- GIVEN DATA:
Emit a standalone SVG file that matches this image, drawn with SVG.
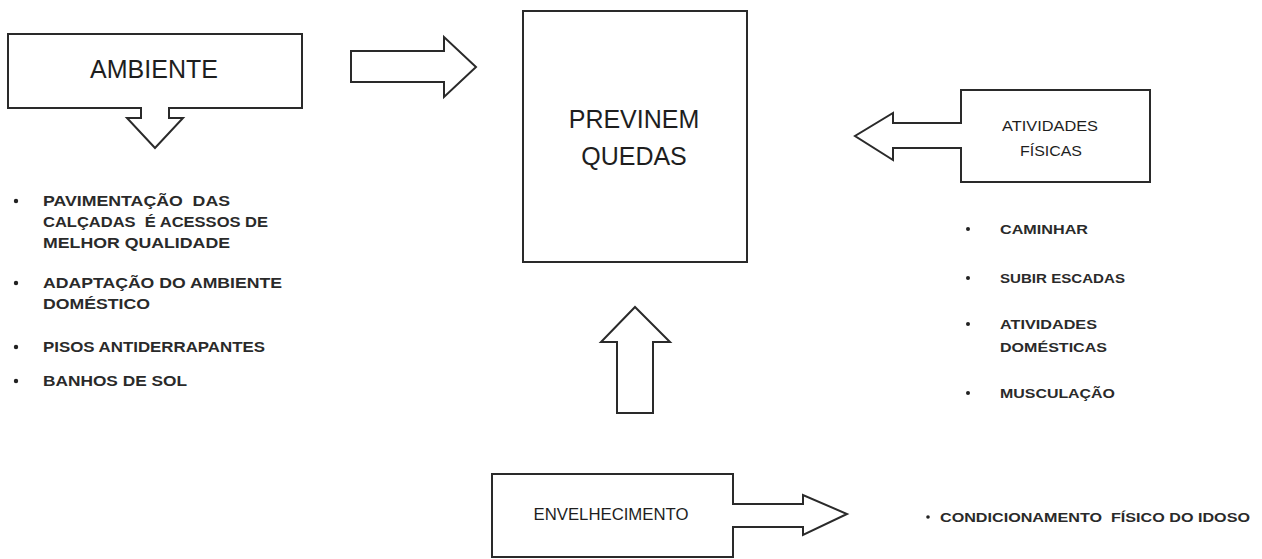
<svg xmlns="http://www.w3.org/2000/svg" width="1262" height="559" viewBox="0 0 1262 559">
  <style>
    .shape { fill: #ffffff; stroke: #2a2a2a; stroke-width: 2; stroke-linejoin: miter; }
    .label { font-family: "Liberation Sans", Arial, sans-serif; fill: #1e1e1e; }
    .big { font-size: 25px; text-anchor: middle; }
    .mid { font-size: 16px; text-anchor: middle; }
    .item { font-size: 14px; font-weight: bold; fill: #2a2a2a; white-space: pre; }
    .small { font-size: 12px; font-weight: bold; fill: #2a2a2a; white-space: pre; }
    .dot { fill: #222222; }
  </style>

  <!-- Callout box with downward arrow -->
  <g id="ambiente">
    <path class="shape" d="M8,34 H302 V108 H169 V118 H183 L155,148 L127,118 H141 V108 H8 Z"/>
    <text class="label big" x="154" y="78">AMBIENTE</text>
  </g>

  <g id="ambiente-list">
    <circle class="dot" cx="16" cy="201" r="2.2"/>
    <text class="label item" x="43" y="206" textLength="187" lengthAdjust="spacingAndGlyphs">PAVIMENTAÇÃO  DAS</text>
    <text class="label item" x="43" y="227" textLength="225" lengthAdjust="spacingAndGlyphs">CALÇADAS  É ACESSOS DE</text>
    <text class="label item" x="43" y="248" textLength="187" lengthAdjust="spacingAndGlyphs">MELHOR QUALIDADE</text>
    <circle class="dot" cx="16" cy="283" r="2.2"/>
    <text class="label item" x="43" y="288" textLength="239" lengthAdjust="spacingAndGlyphs">ADAPTAÇÃO DO AMBIENTE</text>
    <text class="label item" x="43" y="309" textLength="107" lengthAdjust="spacingAndGlyphs">DOMÉSTICO</text>
    <circle class="dot" cx="16" cy="347" r="2.2"/>
    <text class="label item" x="43" y="352" textLength="222" lengthAdjust="spacingAndGlyphs">PISOS ANTIDERRAPANTES</text>
    <circle class="dot" cx="16" cy="381" r="2.2"/>
    <text class="label item" x="43" y="386" textLength="144" lengthAdjust="spacingAndGlyphs">BANHOS DE SOL</text>
  </g>

  <g id="previnem-quedas">
    <rect class="shape" x="523" y="11" width="224" height="251"/>
    <text class="label big" x="634" y="128">PREVINEM</text>
    <text class="label big" x="634" y="165">QUEDAS</text>
  </g>

  <!-- Callout box with leftward arrow -->
  <g id="atividades-fisicas">
    <path class="shape" d="M961,90 H1150 V182 H961 V148 H893 V160 L855,136 L893,113 V123 H961 Z"/>
    <text class="label mid" x="1050" y="131" style="font-size:15px" textLength="96" lengthAdjust="spacingAndGlyphs">ATIVIDADES</text>
    <text class="label mid" x="1051" y="156" style="font-size:15px" textLength="62" lengthAdjust="spacingAndGlyphs">FÍSICAS</text>
  </g>

  <g id="atividades-list">
    <circle class="dot" cx="968" cy="229" r="2"/>
    <text class="label small" x="1000" y="234" textLength="88" lengthAdjust="spacingAndGlyphs">CAMINHAR</text>
    <circle class="dot" cx="968" cy="278" r="2"/>
    <text class="label small" x="1000" y="283" textLength="125" lengthAdjust="spacingAndGlyphs">SUBIR ESCADAS</text>
    <circle class="dot" cx="968" cy="324" r="2"/>
    <text class="label small" x="1000" y="329" textLength="97" lengthAdjust="spacingAndGlyphs">ATIVIDADES</text>
    <text class="label small" x="1000" y="352" textLength="107" lengthAdjust="spacingAndGlyphs">DOMÉSTICAS</text>
    <circle class="dot" cx="968" cy="393" r="2"/>
    <text class="label small" x="1000" y="398" textLength="115" lengthAdjust="spacingAndGlyphs">MUSCULAÇÃO</text>
  </g>

  <!-- Callout box with rightward arrow -->
  <g id="envelhecimento">
    <path class="shape" d="M492,474 H733 V504 H803 V495 L847,514 L803,535 V527 H733 V557 H492 Z"/>
    <text class="label mid" x="611" y="520" textLength="155" lengthAdjust="spacingAndGlyphs">ENVELHECIMENTO</text>
  </g>

  <g id="condicionamento">
    <circle class="dot" cx="928" cy="517" r="1.8"/>
    <text class="label small" x="940" y="522" textLength="310" lengthAdjust="spacingAndGlyphs">CONDICIONAMENTO  FÍSICO DO IDOSO</text>
  </g>

  <g id="connectors">
    <path class="shape" d="M351,51 H444 V37 L476,67 L444,97 V82 H351 Z"/>
    <path class="shape" d="M617,413 V342 H601 L635,307 L670,342 H653 V413 Z"/>
  </g>
</svg>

- PROBLEM DESCRIPTION:
Output an exact copy of the material, with the pictures removed.

- FULL ANSWER:
Emit a standalone SVG file that matches this image, drawn with SVG.
<svg xmlns="http://www.w3.org/2000/svg" width="1262" height="559" viewBox="0 0 1262 559">
  <style>
    .shape { fill: #ffffff; stroke: #2a2a2a; stroke-width: 2; stroke-linejoin: miter; }
    .label { font-family: "Liberation Sans", Arial, sans-serif; fill: #1e1e1e; }
    .big { font-size: 25px; text-anchor: middle; }
    .mid { font-size: 16px; text-anchor: middle; }
    .item { font-size: 14px; font-weight: bold; fill: #2a2a2a; white-space: pre; }
    .small { font-size: 12px; font-weight: bold; fill: #2a2a2a; white-space: pre; }
    .dot { fill: #222222; }
  </style>

  <!-- Callout box with downward arrow -->
  <g id="ambiente">
    <path class="shape" d="M8,34 H302 V108 H169 V118 H183 L155,148 L127,118 H141 V108 H8 Z"/>
    <text class="label big" x="154" y="78">AMBIENTE</text>
  </g>

  <g id="ambiente-list">
    <circle class="dot" cx="16" cy="201" r="2.2"/>
    <text class="label item" x="43" y="206" textLength="187" lengthAdjust="spacingAndGlyphs">PAVIMENTAÇÃO  DAS</text>
    <text class="label item" x="43" y="227" textLength="225" lengthAdjust="spacingAndGlyphs">CALÇADAS  É ACESSOS DE</text>
    <text class="label item" x="43" y="248" textLength="187" lengthAdjust="spacingAndGlyphs">MELHOR QUALIDADE</text>
    <circle class="dot" cx="16" cy="283" r="2.2"/>
    <text class="label item" x="43" y="288" textLength="239" lengthAdjust="spacingAndGlyphs">ADAPTAÇÃO DO AMBIENTE</text>
    <text class="label item" x="43" y="309" textLength="107" lengthAdjust="spacingAndGlyphs">DOMÉSTICO</text>
    <circle class="dot" cx="16" cy="347" r="2.2"/>
    <text class="label item" x="43" y="352" textLength="222" lengthAdjust="spacingAndGlyphs">PISOS ANTIDERRAPANTES</text>
    <circle class="dot" cx="16" cy="381" r="2.2"/>
    <text class="label item" x="43" y="386" textLength="144" lengthAdjust="spacingAndGlyphs">BANHOS DE SOL</text>
  </g>

  <g id="previnem-quedas">
    <rect class="shape" x="523" y="11" width="224" height="251"/>
    <text class="label big" x="634" y="128">PREVINEM</text>
    <text class="label big" x="634" y="165">QUEDAS</text>
  </g>

  <!-- Callout box with leftward arrow -->
  <g id="atividades-fisicas">
    <path class="shape" d="M961,90 H1150 V182 H961 V148 H893 V160 L855,136 L893,113 V123 H961 Z"/>
    <text class="label mid" x="1050" y="131" style="font-size:15px" textLength="96" lengthAdjust="spacingAndGlyphs">ATIVIDADES</text>
    <text class="label mid" x="1051" y="156" style="font-size:15px" textLength="62" lengthAdjust="spacingAndGlyphs">FÍSICAS</text>
  </g>

  <g id="atividades-list">
    <circle class="dot" cx="968" cy="229" r="2"/>
    <text class="label small" x="1000" y="234" textLength="88" lengthAdjust="spacingAndGlyphs">CAMINHAR</text>
    <circle class="dot" cx="968" cy="278" r="2"/>
    <text class="label small" x="1000" y="283" textLength="125" lengthAdjust="spacingAndGlyphs">SUBIR ESCADAS</text>
    <circle class="dot" cx="968" cy="324" r="2"/>
    <text class="label small" x="1000" y="329" textLength="97" lengthAdjust="spacingAndGlyphs">ATIVIDADES</text>
    <text class="label small" x="1000" y="352" textLength="107" lengthAdjust="spacingAndGlyphs">DOMÉSTICAS</text>
    <circle class="dot" cx="968" cy="393" r="2"/>
    <text class="label small" x="1000" y="398" textLength="115" lengthAdjust="spacingAndGlyphs">MUSCULAÇÃO</text>
  </g>

  <!-- Callout box with rightward arrow -->
  <g id="envelhecimento">
    <path class="shape" d="M492,474 H733 V504 H803 V495 L847,514 L803,535 V527 H733 V557 H492 Z"/>
    <text class="label mid" x="611" y="520" textLength="155" lengthAdjust="spacingAndGlyphs">ENVELHECIMENTO</text>
  </g>

  <g id="condicionamento">
    <circle class="dot" cx="928" cy="517" r="1.8"/>
    <text class="label small" x="940" y="522" textLength="310" lengthAdjust="spacingAndGlyphs">CONDICIONAMENTO  FÍSICO DO IDOSO</text>
  </g>

  <g id="connectors">
    <path class="shape" d="M351,51 H444 V37 L476,67 L444,97 V82 H351 Z"/>
    <path class="shape" d="M617,413 V342 H601 L635,307 L670,342 H653 V413 Z"/>
  </g>
</svg>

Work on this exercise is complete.